What Firearm Owners Should Know About Newly Proposed Magazine and Assault Weapon Restrictions
Across the United States, lawmakers in several states are actively considering new restrictions on magazine capacity and firearms commonly described as assault weapons. While similar bills have appeared in prior years, the current cycle of proposals is unfolding in a legal environment shaped by ongoing Second Amendment litigation, changing legislative strategies, and heightened attention to how firearm laws are written, enforced, and challenged.
For firearm owners, the practical issue is not political rhetoric. It is legal exposure. A change in statutory definitions, a revised grandfathering clause, or a new possession penalty can turn conduct that was lawful last year into a criminal charge this year. That risk becomes even more pronounced for people who travel, move between states, or own firearms and magazines that sit near regulatory thresholds.
Why these proposals are resurfacing now
After the Supreme Court clarified the framework for evaluating Second Amendment challenges, many states began reworking firearms legislation to better match what courts say they must consider. A frequently cited reference point is the Supreme Court’s decision in New York State Rifle & Pistol Association v. Bruen, which has influenced how legislatures draft restrictions and how courts analyze them.
In practice, this has produced a wave of bills that focus on tighter definitions, narrower exemptions, and more explicit findings meant to support enforcement. The result is that the legal landscape is increasingly fragmented, with significant differences in what is lawful from one state to the next.
Because these changes are state specific, it helps to periodically review how state gun laws differ across jurisdictions, especially for owners who travel or purchase firearms and magazines in one state but store or use them in another.
How magazine capacity limits are evolving
Magazine capacity restrictions usually cap the number of rounds a detachable magazine may hold, commonly at ten or fifteen rounds. New proposals often go beyond setting a number. They may add or expand:
- Penalties for possession rather than use
- Limits on grandfathering for pre ban magazines
- Mandatory disposal options, such as surrender, permanent modification, or removal from the state
- Short compliance windows that create immediate risk for otherwise law abiding owners
A key legal point is that many proposed laws treat possession as the offense. That means a magazine can trigger criminal exposure even if it is unloaded and sitting in a safe. Some proposals also treat each magazine as a separate count, which can materially increase sentencing exposure.
Owners should also watch how a bill defines “capacity” and “readily restorable.” Statutory language may include blocked or modified magazines, or treat kits and components differently. Those details matter because they can affect whether a common compliance step, like installing a limiter, actually satisfies the statute as written.
Expanding definitions of assault weapons
Assault weapon restrictions often rely on statutory definitions rather than technical categories. Many proposed laws define prohibited firearms based on features such as threaded barrels, pistol grips, adjustable stocks, muzzle devices, or a combination of multiple characteristics. Others include named model lists that can expand with amendments.

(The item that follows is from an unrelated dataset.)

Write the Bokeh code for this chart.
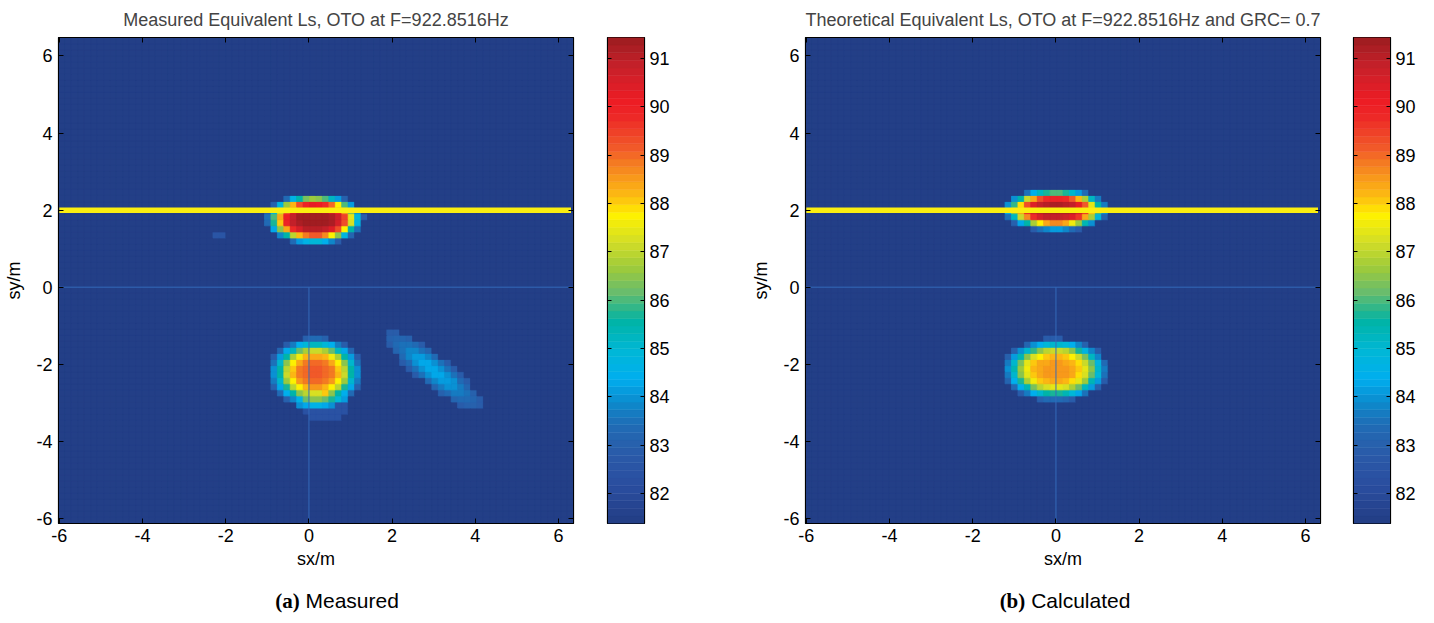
import numpy as np
from bokeh.plotting import figure
from bokeh.models import ColumnDataSource, LinearAxis, FixedTicker, Div, Range1d
from bokeh.layouts import row, column
from bokeh.transform import linear_cmap
from bokeh.embed import file_html
from bokeh.resources import INLINE

# ---------------- data ----------------
titles = ["Measured Equivalent Ls, OTO at F=922.8516Hz",
          "Theoretical Equivalent Ls, OTO at F=922.8516Hz and GRC= 0.7"]
captions = [("(a)", "Measured"), ("(b)", "Calculated")]
x_ticks = [-6, -4, -2, 0, 2, 4, 6]
y_ticks = [-6, -4, -2, 0, 2, 4, 6]
tick_labels = ["-6", "-4", "-2", "0", "2", "4", "6"]
cbar_ticks = [82, 83, 84, 85, 86, 87, 88, 89, 90, 91]
level_low = 81.38
level_high = 91.43
floor_level = 81.40
edge_level = 1.4

grid_x = [-6.02, 6.36]
grid_y = [-6.13, 6.48]
n_cells = 80

# blobs (centre, semi-axes, rotation, height above floor, flatness)
meas_cx = [0.14, 0.17, 0.38, 3.00, -2.15]
meas_cy = [1.78, -2.20, -3.10, -2.15, 1.33]
meas_rx = [1.20, 1.14, 0.62, 1.50, 0.20]
meas_ry = [0.67, 0.93, 0.36, 0.38, 0.10]
meas_ang = [0, 0, 0, -41, 0]
meas_amp = [10.0, 7.7, 1.0, 3.0, 1.2]
meas_q = [4.5, 3.5, 2.0, 2.0, 2.0]

theo_cx = [0.0, 0.0]
theo_cy = [2.02, -2.13]
theo_rx = [1.30, 1.28]
theo_ry = [0.56, 0.82]
theo_ang = [0, 0]
theo_amp = [9.8, 7.1]
theo_q = [4.0, 4.0]

yellow_x = [-6.0, 6.3]
yellow_y = [2.0, 2.0]
zero_h_x = [-6.02, 6.36]
zero_h_y = [0.0, 0.0]
zero_v_x = [0.0, 0.0]
zero_v_y = [0.0, -6.13]

# colour scale (fraction of range from bottom, colour)
cmap_pos = [0.0, 0.07, 0.14, 0.20, 0.245, 0.294, 0.35, 0.413, 0.44, 0.476,
            0.525, 0.58, 0.637, 0.672, 0.72, 0.777, 0.84, 0.875, 0.945, 1.0]
cmap_hex = ["#233f87", "#2a4d9f", "#2a5ba9", "#1f6db6", "#0c8acd", "#00aeef",
            "#00b7d8", "#00b4a8", "#2ab68c", "#6abd6c", "#9cca3c", "#d2dd27",
            "#fff200", "#fdc010", "#f7941d", "#f15a29", "#ed2a27", "#ed1c24",
            "#c8202a", "#a11d21"]


def build_palette(n=64):
    rgb = np.array([[int(h[i:i + 2], 16) for i in (1, 3, 5)] for h in cmap_hex], float)
    out = []
    for i in range(n):
        f = i / (n - 1)
        c = [np.interp(f, cmap_pos, rgb[:, k]) for k in range(3)]
        out.append("#%02x%02x%02x" % tuple(int(round(v)) for v in c))
    return out


palette = build_palette(64)

xe = np.linspace(grid_x[0], grid_x[1], n_cells + 1)
ye = np.linspace(grid_y[0], grid_y[1], n_cells + 1)
xc = (xe[:-1] + xe[1:]) / 2
yc = (ye[:-1] + ye[1:]) / 2
dx = xe[1] - xe[0]
dy = ye[1] - ye[0]


def build_field(cx, cy, rx, ry, ang, amp, q):
    X, Y = np.meshgrid(xc, yc)
    Z = np.full(X.shape, floor_level)
    for a, b, sa, sb, t, A, e in zip(cx, cy, rx, ry, ang, amp, q):
        th = np.deg2rad(t)
        ddx = X - a
        ddy = Y - b
        u = ddx * np.cos(th) + ddy * np.sin(th)
        v = -ddx * np.sin(th) + ddy * np.cos(th)
        r = np.sqrt((u / sa) ** 2 + (v / sb) ** 2)
        k = np.log(A / edge_level) if A > edge_level else 0.0
        Z += np.where(r <= 1, A * np.exp(-k * r ** e), 0.0)
    Z = np.clip(Z, level_low, level_high)
    return X.ravel(), Y.ravel(), Z.ravel()


fields = [build_field(meas_cx, meas_cy, meas_rx, meas_ry, meas_ang, meas_amp, meas_q),
          build_field(theo_cx, theo_cy, theo_rx, theo_ry, theo_ang, theo_amp, theo_q)]

FONT = "Liberation Sans"
FS = "18px"


def style_axis(ax, ticks, show_labels=True):
    ax.ticker = FixedTicker(ticks=ticks)
    ax.major_tick_in = 5
    ax.major_tick_out = 0
    ax.minor_tick_line_color = None
    ax.axis_line_color = "black"
    ax.major_tick_line_color = "black"
    ax.major_label_text_font = FONT
    ax.axis_label_text_font = FONT
    ax.axis_label_text_font_size = FS
    ax.axis_label_text_font_style = "normal"
    ax.axis_label_text_color = "black"
    if show_labels:
        ax.major_label_text_font_size = FS
        ax.major_label_text_color = "black"
    else:
        ax.major_label_text_font_size = "1px"
        ax.major_label_text_color = None
        ax.major_label_standoff = 0


def main_fig(idx, border_left):
    X, Y, Z = fields[idx]
    p = figure(frame_width=515, frame_height=486,
               x_range=Range1d(grid_x[0], grid_x[1]), y_range=Range1d(grid_y[0], grid_y[1]),
               output_backend="svg", toolbar_location=None,
               min_border_left=border_left, min_border_right=10,
               min_border_top=36, min_border_bottom=55,
               background_fill_color=palette[0], border_fill_color="white",
               outline_line_color="black", outline_line_width=1.2)
    p.title.text = titles[idx]
    p.title.text_font = FONT
    p.title.text_font_size = FS
    p.title.text_font_style = "normal"
    p.title.text_line_height = 1.0
    p.title.align = "center"
    p.title.standoff = 15
    p.grid.visible = False
    src = ColumnDataSource(dict(x=X, y=Y, v=Z))
    cm = linear_cmap("v", palette, level_low, level_high)
    p.rect(x="x", y="y", width=dx, height=dy, source=src,
           fill_color=cm, line_color=cm, line_width=0.8)
    p.line(zero_h_x, zero_h_y, line_color="#346cbc", line_alpha=0.65, line_width=1.5)
    p.line(zero_v_x, zero_v_y, line_color="#346cbc", line_alpha=0.65, line_width=1.5)
    p.line(yellow_x, yellow_y, line_color="#fbee10", line_width=5.5)
    style_axis(p.xaxis[0], x_ticks)
    style_axis(p.yaxis[0], y_ticks)
    p.xaxis.major_label_overrides = dict(zip(x_ticks, tick_labels))
    p.yaxis.major_label_overrides = dict(zip(y_ticks, tick_labels))
    p.xaxis.axis_label = "sx/m"
    p.yaxis.axis_label = "sy/m"
    p.xaxis.major_label_standoff = 5
    p.yaxis.major_label_standoff = 6
    p.xaxis.axis_label_standoff = 4
    p.yaxis.axis_label_standoff = 9
    top = LinearAxis()
    right = LinearAxis()
    style_axis(top, x_ticks, False)
    style_axis(right, y_ticks, False)
    p.add_layout(top, "above")
    p.add_layout(right, "right")
    return p


def cbar_fig(border_left, border_right):
    edges = np.linspace(level_low, level_high, len(palette) + 1)
    src = ColumnDataSource(dict(bottom=edges[:-1], top=edges[1:], c=palette))
    p = figure(frame_width=37, frame_height=486,
               x_range=Range1d(0, 1), y_range=Range1d(level_low, level_high),
               output_backend="svg", toolbar_location=None,
               min_border_left=border_left, min_border_right=border_right,
               min_border_top=37, min_border_bottom=54,
               y_axis_location="right", outline_line_color="black", outline_line_width=1.2)
    p.quad(left=0, right=1, bottom="bottom", top="top", fill_color="c",
           line_color="c", line_width=0.5, source=src)
    p.xaxis.visible = False
    p.grid.visible = False
    ax = p.yaxis[0]
    style_axis(ax, cbar_ticks)
    ax.major_tick_in = 4
    ax.major_label_standoff = 5
    lax = LinearAxis()
    style_axis(lax, cbar_ticks, False)
    lax.major_tick_in = 4
    p.add_layout(lax, "left")
    return p


pA = main_fig(0, 58)
cA = cbar_fig(24, 50)
pB = main_fig(1, 111)
cB = cbar_fig(23, 30)


def cap_span(center, lab, word):
    return ('<span style="position:absolute;left:%dpx;top:11px;transform:translateX(-50%%);'
            'white-space:nowrap;font-size:21px;line-height:24px;color:black;">'
            '<b style="font-family:\'Liberation Serif\';">%s</b> '
            '<span style="font-family:\'Liberation Sans\';">%s</span></span>') % (center, lab, word)


cap_html = ('<div style="position:relative;width:1420px;height:38px;">'
            + cap_span(337, captions[0][0], captions[0][1])
            + cap_span(1065, captions[1][0], captions[1][1])
            + '</div>')
caps = Div(text=cap_html, width=1420, height=38, margin=(0, 0, 0, 0))

layout = column(row(pA, cA, pB, cB, spacing=0), caps, spacing=0)

open("out.html", "w").write(file_html(layout, INLINE))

The compliance risk here is that the firearm itself may not change, but the definition does. A firearm that was lawful yesterday can be reclassified tomorrow if the state broadens the definition or adds a model to a prohibited list.
Grandfathering provisions, when offered, can come with conditions that owners overlook. These may include:
- Registration requirements and deadlines
- Restrictions on transfer, including inheritance rules
- Storage requirements
- Transport limitations, sometimes limiting where the firearm can be taken and under what conditions
Missing a deadline or misunderstanding an exemption can lead to felony charges, confiscation, and long term loss of firearm rights. Owners should treat these provisions as legal requirements, not informal guidance.
Interstate travel and unintended violations
One of the most common sources of legal trouble is crossing state lines. Even owners who are careful at home can run into problems when they travel for work, relocate temporarily, or drive through restrictive jurisdictions.
Federal law provides certain protections for interstate transport, but those protections are limited and do not necessarily resolve questions about magazine restrictions or state level possession offenses. The relevant federal statute often discussed in this context is 18 U.S.C. § 926A, which addresses the interstate transportation of firearms under specific conditions.
The practical takeaway is that legality is not portable. A magazine that is lawful in one state may be illegal the moment it enters another state. The same is true for firearms that fall into a redefined prohibited category. For anyone who travels, it is worth checking state specific rules before a trip rather than after an arrest.
Ongoing litigation and legal uncertainty
Many of the newly proposed restrictions are being challenged in court, and courts have not been uniform in their conclusions. Some rulings uphold certain restrictions, others enjoin them, and appellate timelines can create periods where enforcement is possible even while litigation continues.
This uncertainty is part of why compliance matters even when a law is controversial or actively challenged. A law can be enforced today and struck down later. If an owner is charged during the enforcement period, the legal and financial consequences can be immediate even if the larger constitutional question remains unsettled.
Also, enforcement can be affected by how agencies interpret firearms classifications and definitions. That includes federal interpretations in certain contexts, as well as state level guidance that may change during implementation.